Glamorgan Sausages
Serves 8 Prep 50 min Cook 10 min Total 1 hr Type Meal Origin British

Glamorgan Sausages

Welsh leek-and-cheese sausages, breadcrumb-coated and fried until crisp. The "sausage" is a misnomer - there's no meat, no skin, just a tightly bound mixture of caerphilly, leeks and sage rolled and shallow-fried. A 19th-century Glamorgan classic.

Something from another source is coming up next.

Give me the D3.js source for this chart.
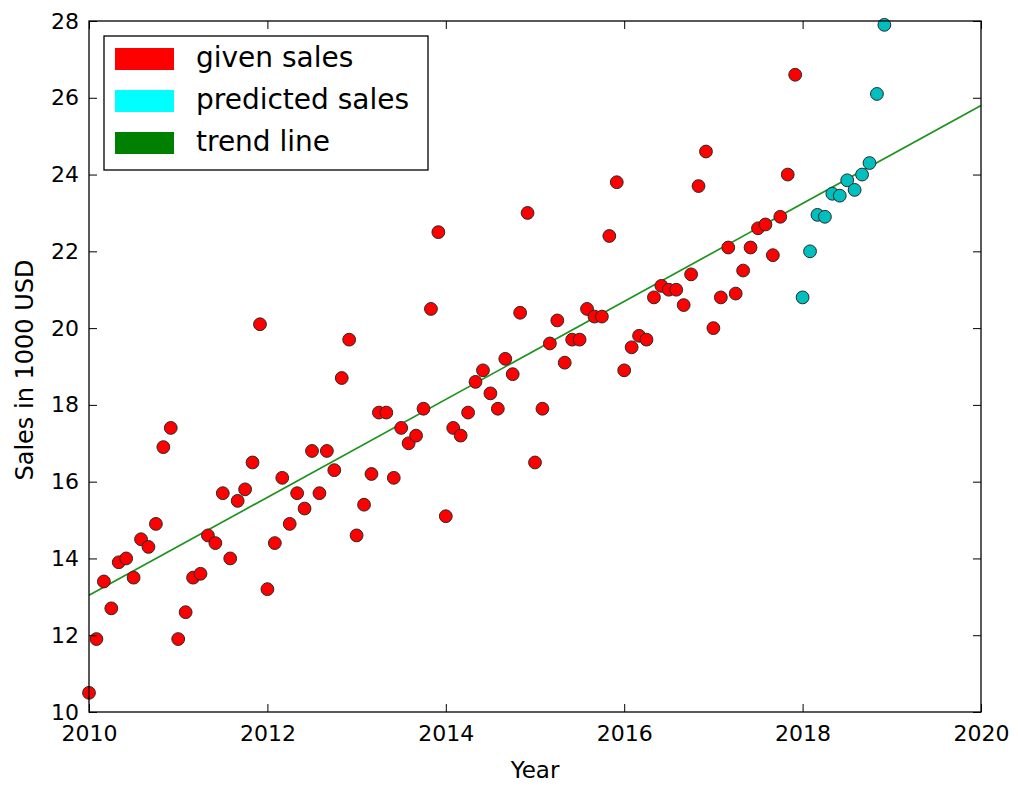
<!DOCTYPE html>
<html><head><meta charset="utf-8">
<script src="https://cdn.jsdelivr.net/npm/d3@7"></script>
<style>
html,body{margin:0;padding:0;background:#fff;}
svg text{font-family:"DejaVu Sans",sans-serif;fill:#000;}
</style></head>
<body><svg id="c" width="1018" height="787"></svg>
<script>
// Given monthly sales 2010-01 .. 2017-12 (in 1000 USD)
const givenSales = [
 10.5,11.9,13.4,12.7,13.9,14.0,13.5,14.5,14.3,14.9,16.9,17.4,
 11.9,12.6,13.5,13.6,14.6,14.4,15.7,14.0,15.5,15.8,16.5,20.1,
 13.2,14.4,16.1,14.9,15.7,15.3,16.8,15.7,16.8,16.3,18.7,19.7,
 14.6,15.4,16.2,17.8,17.8,16.1,17.4,17.0,17.2,17.9,20.5,22.5,
 15.1,17.4,17.2,17.8,18.6,18.9,18.3,17.9,19.2,18.8,20.4,23.0,
 16.5,17.9,19.6,20.2,19.1,19.7,19.7,20.5,20.3,20.3,22.4,23.8,
 18.9,19.5,19.8,19.7,20.8,21.1,21.0,21.0,20.6,21.4,23.7,24.6,
 20.0,20.8,22.1,20.9,21.5,22.1,22.6,22.7,21.9,22.9,24.0,26.6
];
// Predicted monthly sales 2018-01 .. 2018-12
const predictedSales = [20.8,22.0,22.95,22.9,23.5,23.45,23.85,23.6,24.0,24.3,26.1,27.9];
const givenStartYear = 2010;
const predictedStartYear = 2018;
// Trend line endpoints
const trendYears = [2010, 2020];
const trendValues = [13.04, 25.8];
const xTicks = [2010,2012,2014,2016,2018,2020];
const yTicks = [10,12,14,16,18,20,22,24,26,28];
const legendLabels = ["given sales","predicted sales","trend line"];
const legendColors = ["#ff0000","#00ffff","#008000"];

const L=89, R=981, T=21, B=712;
const svg = d3.select("#c");
const x = d3.scaleLinear().domain([2010,2020]).range([L,R]);
const y = d3.scaleLinear().domain([10,28]).range([B,T]);

svg.append("clipPath").attr("id","pa").append("rect")
  .attr("x",L).attr("y",T).attr("width",R-L).attr("height",B-T);

const plot = svg.append("g").attr("clip-path","url(#pa)");
plot.append("path")
  .datum(trendYears.map((yr,i)=>[yr,trendValues[i]]))
  .attr("d", d3.line().x(d=>x(d[0])).y(d=>y(d[1])))
  .attr("stroke","#1f931f").attr("stroke-width",1.7).attr("fill","none");

const marks = svg.append("g");
marks.selectAll("circle.g").data(givenSales).join("circle")
  .attr("class","g")
  .attr("cx",(d,i)=>x(givenStartYear+i/12)).attr("cy",d=>y(d))
  .attr("r",6.4).attr("fill","#ff0000").attr("stroke","#2a2a2a").attr("stroke-width",1);
marks.selectAll("circle.p").data(predictedSales).join("circle")
  .attr("class","p")
  .attr("cx",(d,i)=>x(predictedStartYear+i/12)).attr("cy",d=>y(d))
  .attr("r",6.4).attr("fill","#00bfbf").attr("stroke","#2a2a2a").attr("stroke-width",1);

// axes with inward ticks
const tl = 8;
const fs = 22;
svg.append("g").attr("transform",`translate(0,${B})`)
  .call(d3.axisBottom(x).tickValues(xTicks).tickFormat(d3.format("d")).tickSize(-tl).tickPadding(13))
  .call(g=>{g.select(".domain").remove();g.selectAll("text").attr("font-size",fs).attr("font-family","DejaVu Sans");});
svg.append("g").attr("transform",`translate(0,${T})`)
  .call(d3.axisTop(x).tickValues(xTicks).tickFormat("").tickSize(-tl))
  .call(g=>g.select(".domain").remove());
svg.append("g").attr("transform",`translate(${L},0)`)
  .call(d3.axisLeft(y).tickValues(yTicks).tickFormat(d3.format("d")).tickSize(-tl).tickPadding(10))
  .call(g=>{g.select(".domain").remove();g.selectAll("text").attr("font-size",fs).attr("font-family","DejaVu Sans");});
svg.append("g").attr("transform",`translate(${R},0)`)
  .call(d3.axisRight(y).tickValues(yTicks).tickFormat("").tickSize(-tl))
  .call(g=>g.select(".domain").remove());

svg.append("rect").attr("x",L).attr("y",T).attr("width",R-L).attr("height",B-T)
  .attr("fill","none").attr("stroke","#000").attr("stroke-width",1.3);

svg.append("text").attr("x",(L+R)/2).attr("y",778).attr("text-anchor","middle")
  .attr("font-size",23).text("Year");
svg.append("text").attr("transform",`translate(33,${370}) rotate(-90)`)
  .attr("text-anchor","middle").attr("font-size",24).text("Sales in 1000 USD");

// legend
const lg = svg.append("g");
lg.append("rect").attr("x",104).attr("y",36).attr("width",324).attr("height",134)
  .attr("fill","#fff").attr("stroke","#000").attr("stroke-width",1.3);
legendLabels.forEach((lab,i)=>{
  const yy = 48 + i*42;
  lg.append("rect").attr("x",115).attr("y",yy).attr("width",59).attr("height",22).attr("fill",legendColors[i]);
  lg.append("text").attr("x",196).attr("y",yy+19).attr("font-size",28).text(lab);
});
</script></body></html>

Serves 8 Prep 20 minutes (plus 30 min chilling) Cook 10 minutes Units Rate

Overview

The Welsh vegetarian sausage, named after the south Wales county of Glamorgan and traditionally made with caerphilly, the crumbly slightly-acidic white Welsh cheese. You soften leeks in butter (slowly, until they're pale gold and sweet), then mix them with grated caerphilly (or mature cheddar if caerphilly is hard to find), breadcrumbs, mustard, sage and beaten egg. The mixture chills in the fridge for an hour to firm up, then rolls into sausage shapes, gets a flour-egg-breadcrumb coat, and fries until deep gold and crisp on the outside. Eaten with chutney and mashed potato, or sliced into a roll with a bit of salad for lunch. A wartime substitute for meat sausages that became a permanent fixture of the Welsh table.

Ingredients

  • 2 leeks (medium, white and pale green only, very finely chopped)
  • 30 g unsalted butter
  • 200 g caerphilly cheese (or mature cheddar; grated)
  • 200 g fresh white breadcrumbs (plus 100 g for coating)
  • 2 tablespoons fresh sage (chopped) or 1 teaspoon dried
  • 1 tablespoon English mustard
  • 2 teaspoons fresh thyme leaves
  • 2 eggs (large, 1 for binding, 1 beaten for coating)
  • 50 g plain flour (for coating)
  • salt
  • pepper
  • 4 tablespoons sunflower oil (or vegetable oil, for frying)

Method

Stage 1 - Leeks

  1. Melt the butter in a pan over medium-low heat; cook the leeks 8-10 minutes until soft and silky but not coloured. Cool fully.

Stage 2 - Mix

  1. Combine the cooled leeks, cheese, 200 g of the breadcrumbs, sage, thyme, mustard, 1 egg, salt and plenty of black pepper. Mix until cohesive - should hold its shape when pressed.
  2. Cover and chill 30 minutes (firms the mix; makes shaping easier).

Stage 3 - Shape and coat

  1. Divide the mixture into 8 equal portions. Roll each into a sausage shape about 8 cm long.
  2. Set up a coating station: flour, beaten egg, remaining breadcrumbs.
  3. Roll each sausage in flour, then egg, then breadcrumbs.

Stage 4 - Fry

  1. Heat the oil in a frying pan over medium heat.
  2. Fry the sausages 6-8 minutes, turning to colour all sides. The breadcrumb coat should be deep golden and crisp; the centre warm and just-set.

Notes

  • Caerphilly is traditional: A crumbly, tangy Welsh cheese. Mature cheddar works; Lancashire and Wensleydale also good substitutes.
  • Don't skip the chill: Warm mixture cracks while shaping and falls apart in the pan.
  • Serve with: A sharp chutney, mustard, or mashed potatoes.

Storage

  • Keeps 3 days refrigerated; reheat in a hot oven (180°C) for 8 minutes to re-crisp.
  • Freeze raw or cooked for 2 months.